[Edu-sig] Math + Python: reviewing some themes (long)

kirby urner kirby.urner at gmail.com
Sat Jan 30 00:30:44 CET 2010


On Fri, Jan 29, 2010 at 10:49 AM, David MacQuigg
<macquigg at ece.arizona.edu> wrote:

<<  >>

>
> When I hear Object Oriented Programming, I think of something much more
> difficult than the examples you have shown, something that might even get
> into the intricacies of MRO, something that is normally taught to CS majors
> in a full semester in the third year of college.  If it is just *using*
> objects in a natural way, I think everyone agrees that is a fine way to
> introduce programming.  If it is a little more than that (as I think you
> intend) that is OK also, even if it not what I would do.  When students log
> on to pywhip.org/~urner, they will see exactly what you want them to see.
>
> -- Dave
>
>

Good summary and yes, our positions are not so far apart.

The little bit more that I add takes advantage of this thinking in
terms of objects, not just a computer thing, and turns that into "math
objects" such as polynomials, rationals, polyhedra, integers modulo n,
matrices  -- things we might model as types and therefore classes (in
Python's namespace anyway).

There's a unifying heuristic not out of line with inherited
mathematics i.e. we already believe in types e.g. N, Z, Q, R, C
(natural, integer, rational, real, complex..) and so on, so pretty
seamless.

So that means we're actually getting to user defined classes and
taking advantage of operator overloading in the guise of wanting a
stronger understanding of math concepts, but not because we're all
planning to become professional computer programmers.

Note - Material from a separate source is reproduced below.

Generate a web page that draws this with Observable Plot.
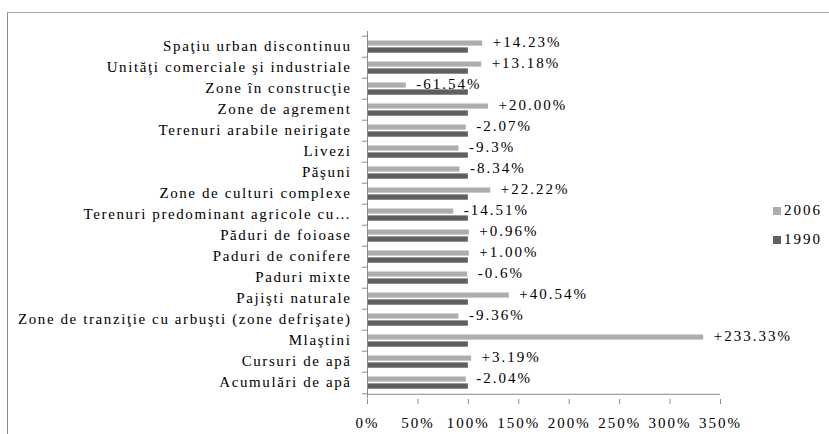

So we stop short of MRO, maybe never need multiple inheritance, might
not use properties, decorators -- I'm not the one to decide for each
teacher, just saying I find it easy to envision a productive math
course (such as we've sampled many times on edu-sig) that doesn't go
into all that, or leaves it more up to individual students how much
they want to dabble on the side, in which case we have resources
available.

So yeah, those kinds of more advanced computer science courses are
available, sure.  David MacQuigg might be one of your teachers?  I'm
more interested in spinning an icosahedron object, a subclass of
Polyhedron, and calling it a day.  I'm more like a high school
geometry teacher, not some geek with a talk on the latest design
pattern.  I'm mostly doing stuff the ancient greeks would have
followed, had they a One Laptop Per Child program.